North Korea on Monday further defied UN sanctions by declaring its medium-range Pukguksong-2 missile ready for deployment and mass production after a weekend test, indicating more advances in the ability to hit US targets.
The state-run Korean Central News Agency said the North’s leader Kim Jong-Un oversaw Sunday’s launch.
Kim said “with pride” that the Pukguksong-2 was a “very accurate” missile and a “successful strategic weapon”, KCNA said, adding he “approved the deployment of this weapon system for action”.
The Pukguksong-2 uses solid fuel that allows for immediate firing, KCNA said, adding the launch “completely verified” the reliability and accuracy of the device, and its late-stage warhead guidance system.

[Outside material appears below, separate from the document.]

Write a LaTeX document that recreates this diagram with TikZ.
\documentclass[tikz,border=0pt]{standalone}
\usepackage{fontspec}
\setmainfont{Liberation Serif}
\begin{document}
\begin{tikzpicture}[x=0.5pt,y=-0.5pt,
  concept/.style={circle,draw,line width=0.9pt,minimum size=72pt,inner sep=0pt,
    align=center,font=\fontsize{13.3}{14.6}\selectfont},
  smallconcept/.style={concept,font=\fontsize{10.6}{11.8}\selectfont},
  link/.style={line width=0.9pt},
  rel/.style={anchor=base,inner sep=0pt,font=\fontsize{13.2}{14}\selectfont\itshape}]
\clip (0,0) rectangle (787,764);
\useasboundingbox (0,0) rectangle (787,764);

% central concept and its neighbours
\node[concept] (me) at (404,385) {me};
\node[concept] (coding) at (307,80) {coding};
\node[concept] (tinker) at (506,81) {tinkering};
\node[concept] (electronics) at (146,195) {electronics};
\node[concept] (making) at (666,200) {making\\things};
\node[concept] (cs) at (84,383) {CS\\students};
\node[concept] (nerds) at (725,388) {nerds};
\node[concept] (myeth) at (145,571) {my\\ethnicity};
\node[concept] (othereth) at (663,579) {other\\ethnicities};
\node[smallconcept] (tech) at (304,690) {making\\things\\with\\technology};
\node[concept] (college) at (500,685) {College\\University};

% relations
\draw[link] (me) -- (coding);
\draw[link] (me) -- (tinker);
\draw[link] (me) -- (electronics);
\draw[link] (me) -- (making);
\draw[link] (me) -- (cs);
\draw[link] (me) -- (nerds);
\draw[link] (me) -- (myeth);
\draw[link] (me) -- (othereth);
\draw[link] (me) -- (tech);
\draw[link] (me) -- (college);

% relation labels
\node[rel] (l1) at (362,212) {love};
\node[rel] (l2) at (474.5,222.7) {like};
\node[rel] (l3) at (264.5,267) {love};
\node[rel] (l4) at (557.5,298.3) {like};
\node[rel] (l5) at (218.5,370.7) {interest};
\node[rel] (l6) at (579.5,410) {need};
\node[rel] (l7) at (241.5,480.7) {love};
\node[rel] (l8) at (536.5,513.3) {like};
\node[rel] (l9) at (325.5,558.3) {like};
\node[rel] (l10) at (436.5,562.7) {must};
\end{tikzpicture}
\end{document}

According to the agency, test results were “perfect.”
Kim “said he was very happy to see pictures of the Earth taken by our rocket and that the world looks beautiful”, KCNA said, adding that he ordered the missile to be “rapidly mass-produced”.

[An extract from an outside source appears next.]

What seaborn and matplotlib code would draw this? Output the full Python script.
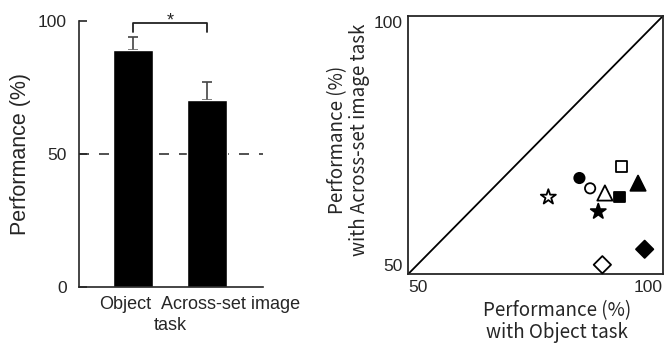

So far almost all the North’s missiles have been liquid-fueled, which have to be painstakingly filled with propellant before launch, while solid fuel missiles can be fired far more rapidly.
That would dramatically shorten the time available for any attempt to intervene and prevent a launch, requiring any such decision to be taken much more quickly.
Seoul military officials have previously said the Pukguksong-2 — a land-based version of Pyongyang’s submarine-launched weapon — uses solid fuel.
The missile, which was described by Washington as medium-range, was fired from Pukchang in South Pyongan province and travelled about 500 kilometers before landing in the Sea of Japan, according to the South’s armed forces.
The rocket used a cold-launch system, KCNA said.
The technology uses compressed gas to propel a missile upwards before its engine ignites in mid-air. It is considered safer and also makes it easier to hide the launch location.
A spokesman for Seoul’s Joint Chiefs of Staff told reporters that South Korean and US intelligence authorities “assess that North Korea secured meaningful data in advancing the reliability of its missile technology through yesterday’s missile launch”.
But he added: “Our position is that the stable re-entry of the warhead needs more verification.”
The US, South Korea and Japan sharply denounced the launch and jointly requested an emergency meeting of the United Nations Security Council, which will be held Tuesday.
The launch came just one week after the North fired a Hwasong-12 intermediate-range missile, which according to Pyongyang was capable of carrying a “heavy” nuclear warhead”.
The launches, and a threatened sixth nuclear test, have fueled tension with the Trump administration, which has warned that military intervention was an option under consideration, sending fears of conflict spiraling.
But so far Washington has opted for sanctions and diplomatic pressure, while looking to China, the North’s closest ally, to help rein in Pyongyang.